On 10/17/2006 09:18:11 AM, Niall Litchfield wrote:
>
> I don't understand what you mean here, my naive example is below, where are
> all the columns involved?
>
> SCOTT @ nl102 >select e.ename,d.dname
> 2 from
> 3 emp e left outer join dept d
> 4 on (e.deptno=d.deptno)
> 5 ;
>
> ENAME DNAME
> ---------- --------------
> MILLER ACCOUNTING
> KING ACCOUNTING
> CLARK ACCOUNTING
> FORD RESEARCH
> ADAMS RESEARCH
> SCOTT RESEARCH
> JONES RESEARCH
> SMITH RESEARCH
> JAMES SALES
> TURNER SALES
> BLAKE SALES
> MARTIN SALES
> WARD SALES
> ALLEN SALES
> LITCHFIELD
>
Niall, fortunately not all joins are outer joins.

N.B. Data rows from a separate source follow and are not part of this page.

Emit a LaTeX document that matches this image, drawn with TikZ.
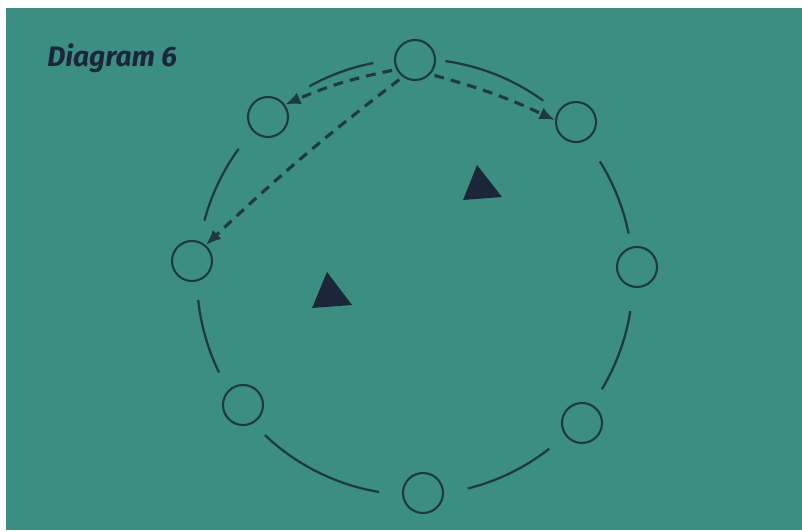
\documentclass[tikz,border=0pt]{standalone}
\usepackage{fontspec}
\setmainfont{Fira Sans}
\usepackage{tikz}
\usetikzlibrary{arrows.meta}
\definecolor{fondo}{HTML}{3C8E82}
\definecolor{trazo}{HTML}{1C3A40}
\definecolor{marino}{HTML}{1B2639}

\begin{document}
\begin{tikzpicture}[x=0.025cm, y=0.025cm,
      jugador/.style={circle, draw=trazo, line width=1.5pt, minimum size=1cm, inner sep=0pt},
      aro/.style={draw=trazo, line width=1.6pt},
      pase/.style={-{Latex[length=11pt, width=9pt]}, draw=trazo, line width=2.2pt,
                   dash pattern=on 7pt off 5pt, shorten <=3pt},
      cono/.style={fill=marino},
      rotulo/.style={font=\bfseries\itshape\fontsize{20}{22}\selectfont, text=marino,
                     anchor=base west, inner sep=0pt}]

    \useasboundingbox (0,0) rectangle (802,532);
    \fill[white] (0,0) rectangle (802,532);
    \fill[fondo] (6,2) rectangle (802,524);

    \node[rotulo] (titulo) at (47,465) {Diagram 6};

    % jugadores en el aro
    \coordinate (centro) at (415,255);
    \node[jugador] (n) at (415,472) {};
    \node[jugador] (no) at (268,415) {};
    \node[jugador] (ne) at (576,410) {};
    \node[jugador] (o) at (192,271) {};
    \node[jugador] (e) at (637,265) {};
    \node[jugador] (so) at (243,127) {};
    \node[jugador] (se) at (582,109) {};
    \node[jugador] (s) at (423,39) {};

    % tramos del aro
    \foreach \a/\b in {101/119, 54/82, 11.5/32, -9/-31, -52/-76, 226.5/260.5, 186/206, 144/165}
      \draw[aro] (centro) ++(\a:218) arc[start angle=\a, end angle=\b, radius=218];

    % conos
    \fill[cono] (477,367) -- (463,332) -- (502,335) -- cycle;
    \fill[cono] (327,260) -- (312,224) -- (352,227) -- cycle;

    % pases
    \draw[pase] (n.207) to[bend right=6] (no.36);
    \draw[pase] (n.-43) to[bend left=5] (ne.175);
    \draw[pase] (n.234) to[bend right=3] (o.49);
  \end{tikzpicture}
\end{document}
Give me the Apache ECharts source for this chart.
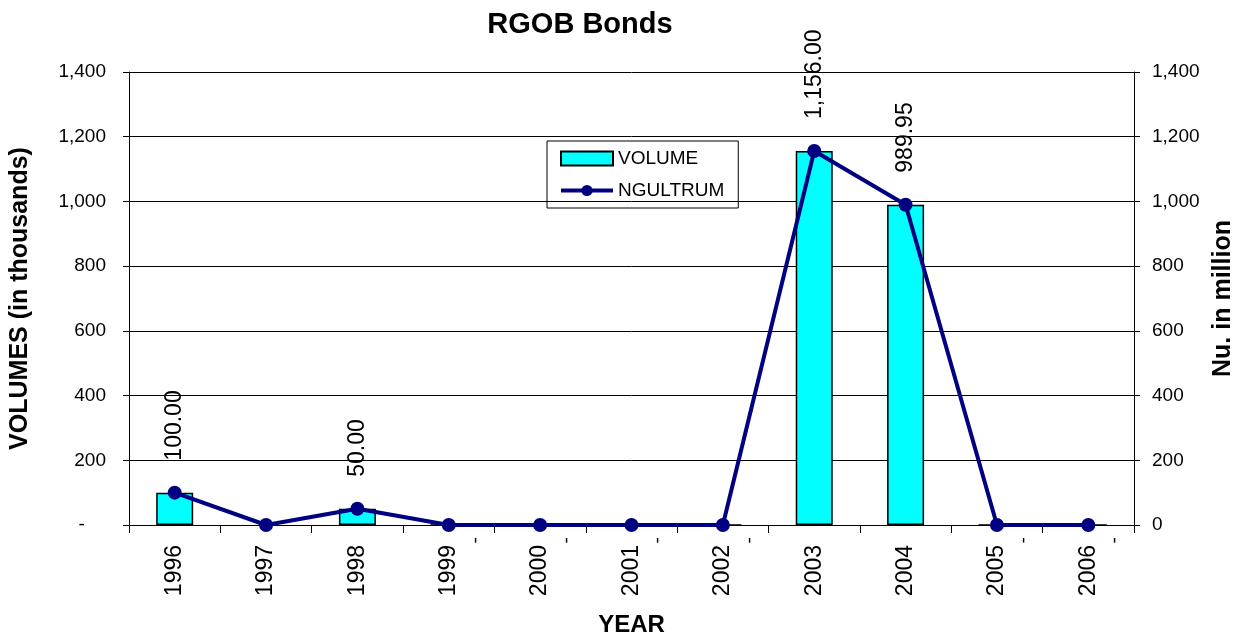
<!DOCTYPE html>
<html>
<head>
<meta charset="utf-8">
<script src="https://cdn.jsdelivr.net/npm/echarts@6/dist/echarts.min.js"></script>
<style>
  html, body { margin: 0; padding: 0; background: #fff; }
  #container { width: 1244px; height: 642px; }
</style>
</head>
<body>
<div id="container"></div>
<script>
var years = ['1996','1997','1998','1999','2000','2001','2002','2003','2004','2005','2006'];
var volume = [100, null, 50, 0, 0, 0, 0, 1156, 989.95, 0, 0];
var ngultrum = [100, 0, 50, 0, 0, 0, 0, 1156, 989.95, 0, 0];

function fmt2(v) {
    return v.toLocaleString('en-US', {minimumFractionDigits: 2, maximumFractionDigits: 2});
}

// zero values get a "-" label under the axis, others a rotated value above the bar
var volumeData = volume.map(function (v) {
    if (v === null) return null;
    if (v === 0) {
        return {
            value: 0,
            label: { show: true, position: [46, 16], rotate: 90, align: 'center', verticalAlign: 'middle', formatter: '-', fontSize: 19, color: '#000' }
        };
    }
    return {
        value: v,
        label: { show: true, position: 'top', distance: 36, rotate: 90, align: 'left', verticalAlign: 'middle', formatter: fmt2(v), fontSize: 23, color: '#000', offset: [-4, 0] }
    };
});

var myChart = echarts.init(document.getElementById('container'));
var font = 'Liberation Sans, Arial, sans-serif';
var option = {
    animation: false,
    textStyle: { fontFamily: font, color: '#000' },
    title: {
        text: 'RGOB Bonds',
        left: 575, top: 5, textAlign: 'center',
        textStyle: { fontSize: 29, fontWeight: 'bold', fontFamily: font, color: '#000' }
    },
    legend: {
        orient: 'vertical',
        left: 547, top: 141,
        itemGap: 13,
        padding: [8, 14, 8, 12],
        borderColor: '#000', borderWidth: 1,
        itemWidth: 52, itemHeight: 14,
        textStyle: { fontSize: 19, fontFamily: font, color: '#000', padding: [0, 0, 0, 0] },
        data: [
            { name: 'VOLUME', icon: 'rect' },
            { name: 'NGULTRUM', lineStyle: { width: 4, color: '#000080' } }
        ]
    },
    grid: { left: 128, right: 110, top: 72, bottom: 117 },
    xAxis: {
        type: 'category',
        data: years,
        name: 'YEAR',
        nameLocation: 'middle',
        nameGap: 88,
        nameTextStyle: { fontSize: 24, fontWeight: 'bold', fontFamily: font, color: '#000' },
        axisLine: { lineStyle: { color: '#000', width: 1 } },
        axisTick: { show: true, length: 8, lineStyle: { color: '#000' } },
        axisLabel: { rotate: 90, margin: 20, fontSize: 23, color: '#000', fontFamily: font }
    },
    yAxis: [
        {
            type: 'value', min: 0, max: 1400, interval: 200,
            name: 'VOLUMES (in thousands)',
            nameLocation: 'middle', nameGap: 96, nameRotate: 90,
            nameTextStyle: { fontSize: 25, fontWeight: 'bold', fontFamily: font, color: '#000' },
            axisLine: { show: true, lineStyle: { color: '#000' } },
            axisTick: { show: true, length: 6, lineStyle: { color: '#000' } },
            axisLabel: {
                fontSize: 19, color: '#000', fontFamily: font, margin: 23,
                formatter: function (v) { return v === 0 ? '-    ' : v.toLocaleString('en-US'); }
            },
            splitLine: { show: true, lineStyle: { color: '#000', width: 1 } }
        },
        {
            type: 'value', min: 0, max: 1400, interval: 200,
            name: 'Nu. in million',
            nameLocation: 'middle', nameGap: 76, nameRotate: 90,
            nameTextStyle: { fontSize: 25, fontWeight: 'bold', fontFamily: font, color: '#000' },
            axisLine: { show: true, lineStyle: { color: '#000' } },
            axisTick: { show: true, length: 6, lineStyle: { color: '#000' } },
            axisLabel: {
                fontSize: 19, color: '#000', fontFamily: font, margin: 18,
                formatter: function (v) { return v.toLocaleString('en-US'); }
            },
            splitLine: { show: false }
        }
    ],
    series: [
        {
            name: 'VOLUME',
            type: 'bar',
            barWidth: 37,
            yAxisIndex: 0,
            data: volumeData,
            itemStyle: { color: '#00FFFF', borderColor: '#000', borderWidth: 1.5 }
        },
        {
            name: 'NGULTRUM',
            type: 'line',
            yAxisIndex: 1,
            data: ngultrum,
            symbol: 'circle',
            symbolSize: 14,
            lineStyle: { color: '#000080', width: 4 },
            itemStyle: { color: '#000080' },
            z: 5
        }
    ]
};
myChart.setOption(option);
</script>
</body>
</html>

What bothers me the most are queries like this:
select a,b,c from A left outer join B left outer join C left outer join D
or, worse,
select a,b,c from (
select * from A left outer join B left outer join C left outer join D
) where <conditions on a,b and c>;
The latter query will retrieve all columns from the tables A,B,C and D, which can be overwhelming. You are a well known consultant and a respected figure in the database world and you know how to write a good query. Some developers, especially younger developers (pun intended) write lousy queries like the latter one. That is what motivates me for my jihad against ANSI joins.